BRIEF DESCRIPTION OF THE DRAWINGS
[0009] FIG. 1 is a schematic diagram at the time of execution of
the object code generated according to the embodiment of the
present invention;
[0010] FIG. 2 is a functional block diagram of a computer executing
the compiler in the embodiment of the present invention;
[0011] FIG. 3 is a diagram showing one example of an intermediate
language in the embodiment of the present invention;
[0012] FIG. 4 is a diagram showing the flow of processing for
generation of the intermediate language in FIG. 3; and,
[0013] FIG. 5 is a diagram showing the flow of processing of
parallelization processing using the intermediate language in FIG.
3.
DETAIL DESCRIPTION OF THE PREFERRED EMBODIMENTS
[0014] FIG. 2 is a functional block diagram of one embodiment of
the present invention. The computer 100 executes the compiler 120,
which performs processing to compile a source program, stored in a
source program file 110 and written in an object-oriented
programming language. The result of processing by the compiler 120
is output as an object code file 130. This object code file 130 is
executed by a parallel computer having a plurality of CPUs. There
exist parallel computers in a variety of configurations, but an
example of a program that assumes the OpenMP API (Application
Program Interface) is described below. Therefore, in this
embodiment, the computer is a shared-memory parallel computer.

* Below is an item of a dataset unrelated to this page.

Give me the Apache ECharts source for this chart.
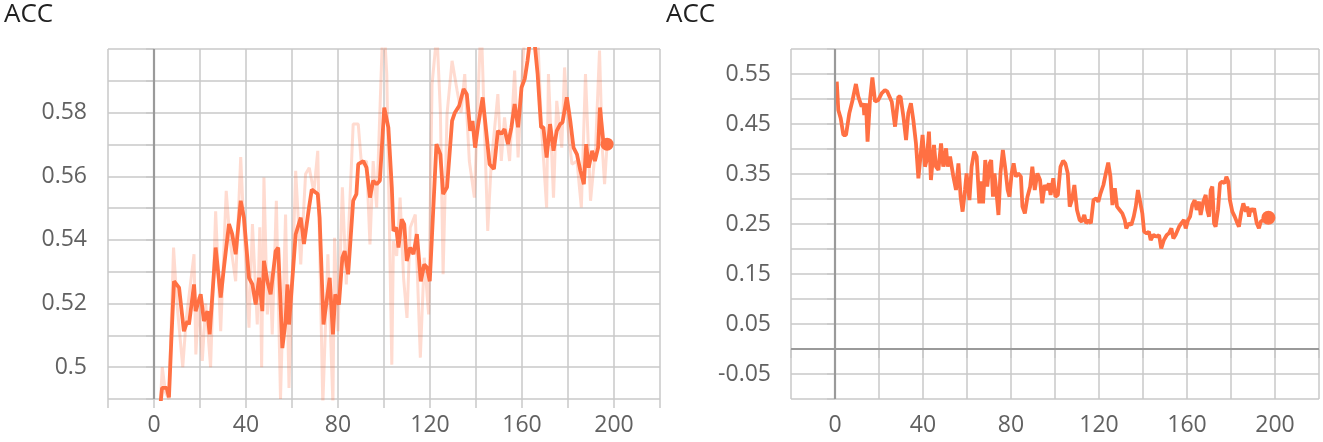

[0015] The compiler 120 comprises a front end unit 122 which
converts the source program into an intermediate language used for
processing within the compiler; a parallelization processing unit
124 to execute processing for parallelization of the intermediate
language generated by the front-end unit 122; and an object code
generator 126 which generates object codes based on the processing
results of the parallelization processing unit 124. Within the
compiler 120, optimization processing and other processing is
performed as necessary prior to the object code generation.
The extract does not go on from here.